Shared compute pools can improve utilization for standard tenants, while premium or high-volume tenants may justify reserved capacity, isolated data stores, or dedicated integration throughput. Autoscaling should be based on meaningful signals such as queue depth, event lag, API latency, and batch processing windows rather than CPU alone. FinOps practices should map infrastructure consumption to tenant cohorts, product features, and operational domains so leadership can understand margin drivers and prioritize modernization investments.
Executive recommendations for logistics SaaS leaders
First, treat multi tenant architecture as a business operating model decision, not just an engineering pattern. The architecture determines how quickly the platform can enter new markets, support enterprise customers, and maintain service continuity during disruption. Second, define tenant segmentation early. Not every customer needs the same isolation model, but every customer does need a clear service profile tied to governance, resilience, and cost controls.

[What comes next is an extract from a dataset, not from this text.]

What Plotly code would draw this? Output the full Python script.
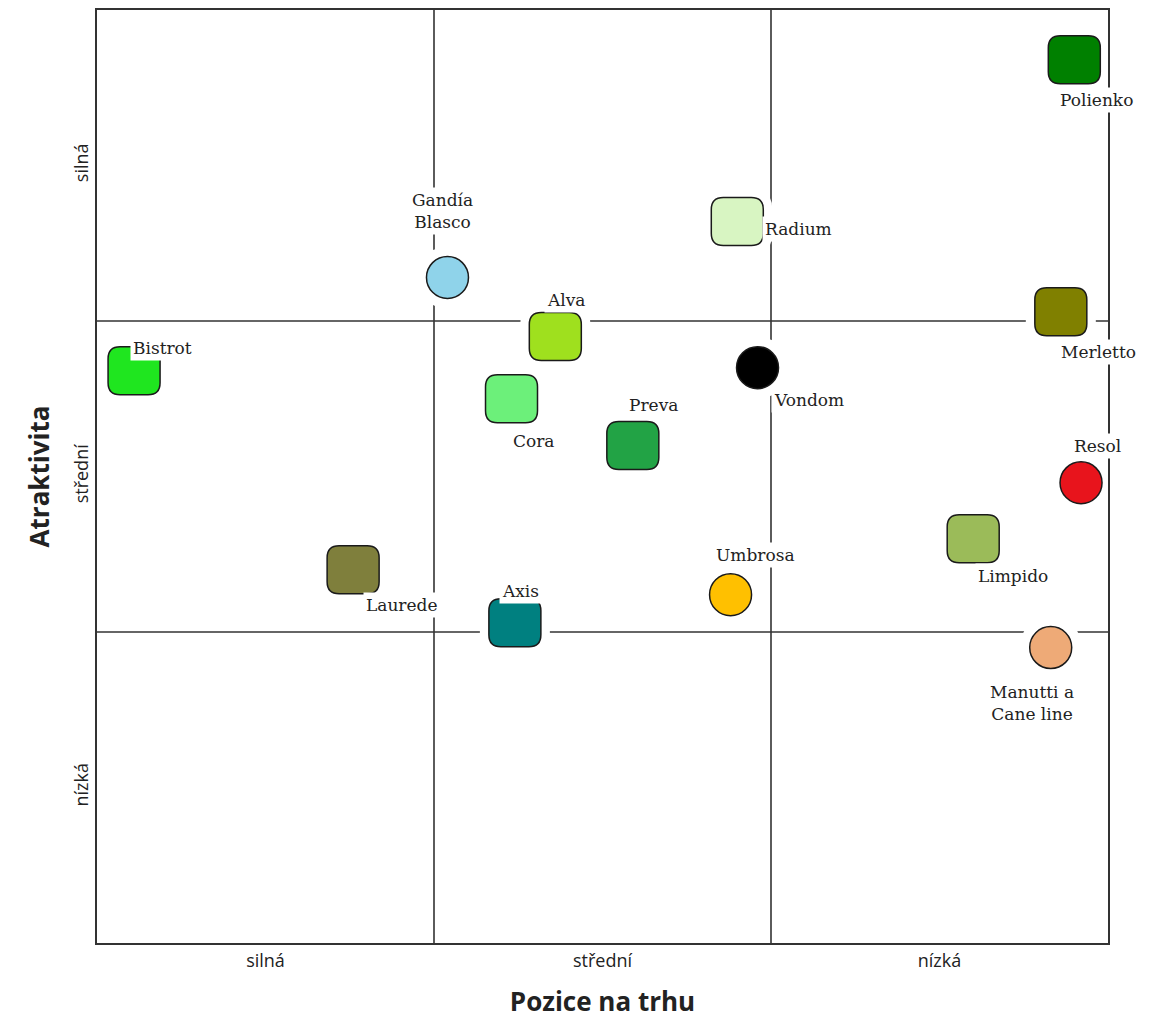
import plotly.graph_objects as go

# ---------------- data ----------------
names = ["Polienko", "Radium", "Gandía<br>Blasco", "Alva", "Bistrot", "Merletto",
         "Vondom", "Cora", "Preva", "Resol", "Limpido", "Laurede", "Umbrosa",
         "Axis", "Manutti a<br>Cane line"]
pos_x = [2.90, 1.90, 1.04, 1.36, 0.11, 2.86, 1.96, 1.23, 1.59, 2.92, 2.60, 0.76, 1.88, 1.24, 2.83]
attr_y = [2.84, 2.32, 2.14, 1.95, 1.84, 2.03, 1.85, 1.75, 1.60, 1.48, 1.30, 1.20, 1.12, 1.03, 0.95]
colors = ["#008000", "#d8f5c2", "#8fd3ea", "#9fe01e", "#1fe61f", "#808000",
          "#000000", "#6cf07a", "#22a345", "#e8141c", "#9bbb59", "#7f7f3c",
          "#ffc000", "#008080", "#eeaa77"]
symbols = ["square", "square", "circle", "square", "square", "square", "circle",
           "square", "square", "circle", "square", "square", "circle", "square", "circle"]
tick_vals = [0.5, 1.5, 2.5]
x_tick_text = ["silná", "střední", "nízká"]
y_tick_text = ["nízká", "střední", "silná"]
quadrant_lines = [1, 2]

# label offsets (pixels) relative to marker centre
label_dx = [22, 61, -5, 11, 28, 38, 51, 22, 21, 16, 40, 49, 25, 6, -19]
label_dy = [-40, -8, 66, 37, 23, -40, -32, -42, 40, 37, -37, -35, 40, 32, -55]

# ---------------- style ----------------
SQ_W, SQ_H, SQ_R = 52, 48, 12
CIRC_R = 21
HALO = 9
LINE_COL = "#333333"


def rrect(w, h, r):
    hw, hh = w / 2, h / 2
    return (f"M {-hw + r},{-hh} L {hw - r},{-hh} Q {hw},{-hh} {hw},{-hh + r} "
            f"L {hw},{hh - r} Q {hw},{hh} {hw - r},{hh} L {-hw + r},{hh} "
            f"Q {-hw},{hh} {-hw},{hh - r} L {-hw},{-hh + r} Q {-hw},{-hh} {-hw + r},{-hh} Z")


fig = go.Figure()
fig.add_trace(go.Scatter(x=pos_x, y=attr_y, mode="markers",
                         marker=dict(opacity=0), hoverinfo="text",
                         text=[n.replace("<br>", " ") for n in names], showlegend=False))

shapes = []
for v in quadrant_lines:
    shapes.append(dict(type="line", xref="x", yref="paper", x0=v, x1=v, y0=0, y1=1,
                       line=dict(color=LINE_COL, width=1.6), layer="above"))
    shapes.append(dict(type="line", xref="paper", yref="y", x0=0, x1=1, y0=v, y1=v,
                       line=dict(color=LINE_COL, width=1.6), layer="above"))

# white halos
for x, y, s in zip(pos_x, attr_y, symbols):
    if s == "square":
        path = rrect(SQ_W + 2 * HALO, SQ_H + 2 * HALO, SQ_R + HALO)
    else:
        path = rrect(2 * CIRC_R + 2 * HALO, 2 * CIRC_R + 2 * HALO, CIRC_R + HALO)
    shapes.append(dict(type="path", xref="x", yref="y", xsizemode="pixel", ysizemode="pixel",
                       xanchor=x, yanchor=y, path=path, fillcolor="white",
                       line=dict(width=0), layer="above"))

# markers
for x, y, s, c in zip(pos_x, attr_y, symbols, colors):
    if s == "square":
        shapes.append(dict(type="path", xref="x", yref="y", xsizemode="pixel", ysizemode="pixel",
                           xanchor=x, yanchor=y, path=rrect(SQ_W, SQ_H, SQ_R), fillcolor=c,
                           line=dict(color="#1a1a1a", width=1.5), layer="above"))
    else:
        shapes.append(dict(type="circle", xref="x", yref="y", xsizemode="pixel", ysizemode="pixel",
                           xanchor=x, yanchor=y, x0=-CIRC_R, x1=CIRC_R, y0=-CIRC_R, y1=CIRC_R,
                           fillcolor=c, line=dict(color="#1a1a1a", width=1.5), layer="above"))

annotations = []
for x, y, n, dx, dy in zip(pos_x, attr_y, names, label_dx, label_dy):
    annotations.append(dict(x=x, y=y, xref="x", yref="y", text=n, showarrow=False,
                            xshift=dx, yshift=dy, bgcolor="white", borderpad=2,
                            font=dict(family="DejaVu Serif", size=17, color="#222222")))

fig.update_layout(
    width=1171, height=1023,
    margin=dict(l=97, r=63, t=8, b=80),
    paper_bgcolor="white", plot_bgcolor="white",
    shapes=shapes, annotations=annotations,
    showlegend=False,
    xaxis=dict(range=[0, 3], showgrid=False, zeroline=False, showline=True, mirror=True,
               linecolor=LINE_COL, linewidth=2, tickvals=tick_vals, ticktext=x_tick_text,
               ticks="", tickfont=dict(family="Open Sans", size=18, color="#222222"),
               title=dict(text="Pozice na trhu", standoff=22,
                          font=dict(family="Open Sans", size=26, color="#222222", weight="bold"))),
    yaxis=dict(range=[0, 3], showgrid=False, zeroline=False, showline=True, mirror=True,
               linecolor=LINE_COL, linewidth=2, tickvals=tick_vals, ticktext=y_tick_text,
               ticks="", tickangle=-90,
               tickfont=dict(family="Open Sans", size=18, color="#222222"),
               title=dict(text="Atraktivita", standoff=12,
                          font=dict(family="Open Sans", size=26, color="#222222", weight="bold"))),
)

fig.write_html("out.html")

Third, invest in platform engineering before complexity becomes unmanageable. Standardized deployment automation, observability, and policy enforcement are cheaper to establish proactively than to retrofit after incidents and customer escalations. Fourth, validate resilience through testing, not documentation. Recovery objectives, failover patterns, and backup integrity should be proven through recurring operational exercises. Finally, connect architecture decisions to measurable outcomes such as deployment frequency, incident duration, onboarding time, tenant performance variance, and infrastructure cost per transaction.
For logistics organizations pursuing cloud-native modernization, the goal is not maximum architectural purity. It is a stable, governable, and scalable enterprise SaaS infrastructure that supports growth without sacrificing reliability. That is the difference between a platform that merely hosts logistics software and one that becomes a durable operational backbone for customers, partners, and internal teams.